Dernière ville italienne avant la frontière française, Vintimille voit affluer les immigrés clandestins nord-africains en provenance de Lampedusa qui souhaitent rejoindre la France. Débordée par la situation, l'Italie a demandé l'aide de l'UE.
AFP - "Si je ne prends pas le train, j'essaierai à pied dans la montagne". Adossé avec des dizaines de compatriotes tunisiens au mur de la gare de Vintimille, dernière ville italienne avant la frontière française, Hassen est déterminé à rejoindre sa famille à Lyon.
"Ce soir je dormirai sur le sol, je m'en fous", dit-il. Ils sont souvent 100 étrangers chaque jour, voire subitement 400, à ainsi transiter dans la cité balnéaire.
Hassen, 30 ans, a quitté il y a une semaine sa ville de Sidi Bouzid (centre de la Tunisie). Il a fait appel à la solidarité pour se payer les 1.000 euros de traversée illégale vers l'île italienne de Lampedusa.
De là, les autorités italiennes l'ont emmené en avion à Bari. "J'y suis resté un jour. Le centre d'hébergement était excellent, j'ai pu dormir, manger, me laver, téléphoner. Mais je ne suis pas venu pour dormir!", raconte-t-il.
De Bari, il prend le train vers Turin dans le nord, mais il échoue dans sa tentative de rejoindre la ville alpine française de Modane.
Il est arrêté par des carabiniers qui lui remettent un "laisser-passer de quinze jours", avec la consigne de rentrer dans son pays. "Je l'ai déchiré", précise-t-il en riant, impatient de tenter le coup via la Côte d'Azur.

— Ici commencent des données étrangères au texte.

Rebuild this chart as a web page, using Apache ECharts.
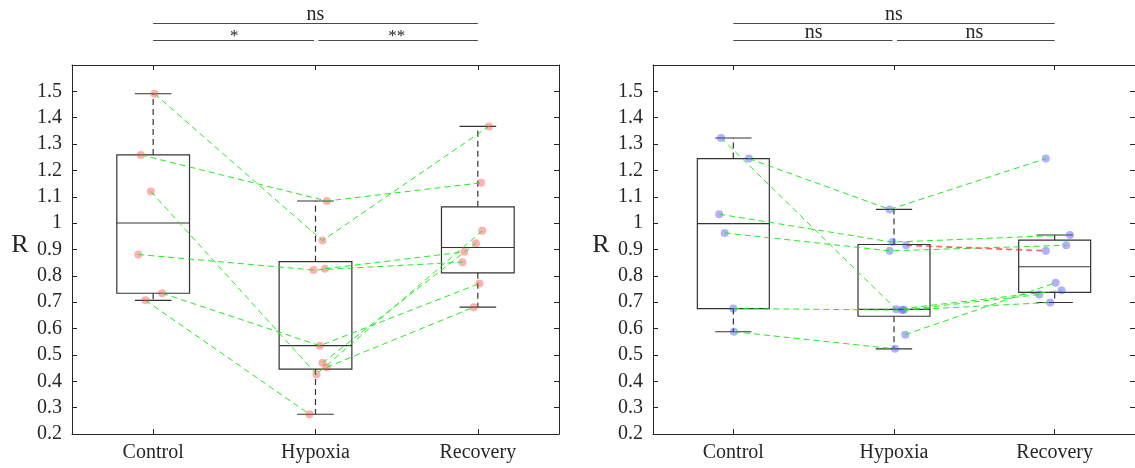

Son cousin Jend, 33 ans, sourit. Il vient d'appeler son père à Toulouse: "il m'a dit d'essayer d'arriver en France". "Je vais chercher du travail. Mes amis me disent que c'est facile", confie ce maçon.
Devant la gare, Choukri se présente comme un informaticien venu prodiguer des conseils: "je leur dis, si ça se passe pas bien, il faut qu'ils rentrent au pays". Un passeur en quête de clients?
En attendant, les gendarmes italiens fourmillent dans la minuscule gare. Ce jour-là, impossible de monter sans passeport dans un train.
La semaine dernière, un afflux de clandestins avait transformé la gare en cité dortoir, rendant la situation sanitaire critique. "Les gendarmes italiens les laissaient tous monter dans les trains vers la France", a constaté un agent de la société française de chemins de fer SNCF posté à Vintimille.
Des trains locaux partent vers la France toutes les 30 minutes, mais ils s'avèrent très contrôlés côté français. Le long des routes frontalières, à la vue des automobilistes, des petits groupes de clandestins marchent d'un bon pas, sans bagages. D'autres trouvent des passeurs motorisés.
A quelques kilomètres, dans le département français des Alpes-Maritimes, environ 40 clandestins tunisiens sont interceptés chaque jour par la police, qui multiplie les contrôles aléatoires.
Gaetano Antonio Scullino, le maire de Vintimille, attend les décomptes des arrivées transmis par une équipe de 400 carabiniers. Mardi soir, une centaine de migrants sont descendus du seul train arrivant de Rome, précise-t-il.
"Nous sommes une ville frontalière. Nous avons toujours eu des illégaux arrivant par train", note-t-il. Rien à voir avec les 5.000 Kurdes qui avaient envahi plages et gymnases en 2000.
Mais il s'inquiète de la décision préfectorale d'installer cette semaine un centre d'hébergement temporaire de 1.500 lits à Vintimille. "C'est une ville de commerçants, on ne peut pas être la destination après Lampedusa".
Le maire assure que les clandestins ramenés à Vintimille par la police française (notamment 500 Tunisiens en mars) ne sont pas relâchés: "tous les deux jours, on emmène une cinquantaine d'étrangers en fourgon de police au centre de rétention de Turin, pour être renvoyés dans leur pays".
Mais "l'Italie ne peut pas résoudre toute seule le problème" répète-t-il à l'envi. Sa solution: "les clandestins entrés en France devraient être embarqués par bateau à Marseille vers la Tunisie".